Selain itu, keterlibatan kampus dalam pengelolaan tambang dapat menimbulkan konflik kepentingan. Kampus yang seharusnya menjadi ruang kritis untuk menilai dampak tambang, bisa kehilangan objektivitas jika mereka sendiri menjadi pelaku industri tersebut. Bagaimana mungkin sebuah perguruan tinggi bisa memberikan kritik yang tajam terhadap industri tambang, jika mereka sendiri terlibat di dalamnya?
Lebih Baik Mundur daripada Tercemar
Daripada menerima konsesi tambang, perguruan tinggi sebaiknya fokus pada pengembangan riset dan teknologi yang mendukung keberlanjutan. Kampus dapat menjadi pusat penelitian energi terbarukan, teknologi hijau, atau solusi inovatif untuk memitigasi kerusakan lingkungan akibat tambang.
Wacana ini memang memiliki dasar legalitas, tetapi legalitas saja tidak cukup. Perguruan tinggi harus mempertimbangkan dampak moral dan sosial dari keterlibatan mereka dalam industri tambang. Jika kampus kehilangan integritasnya sebagai tempat bertanya tentang kebenaran, maka ia hanya akan menjadi mesin ekonomi yang kehilangan arah.

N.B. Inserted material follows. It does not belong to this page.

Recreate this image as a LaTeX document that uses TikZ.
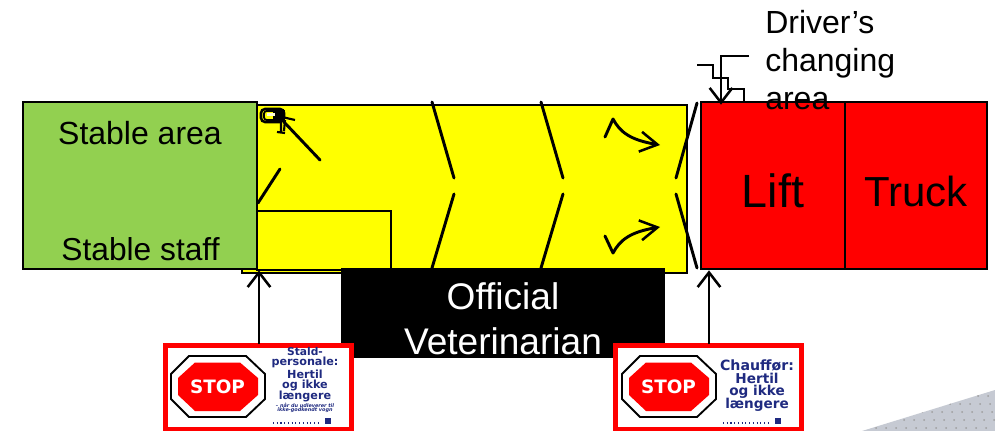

Pada akhirnya, keputusan untuk menerima atau menolak hak pengelolaan tambang adalah ujian besar bagi perguruan tinggi di Indonesia. Apakah mereka akan tetap berdiri sebagai lentera peradaban, atau justru terseret ke dalam lumpur tambang yang kotor? Waktu yang akan menjawab. Namun, Penulis –barangkali kita– percaya, lebih baik kampus tidak menerima konsesi ini daripada harus menggadaikan moralitasnya.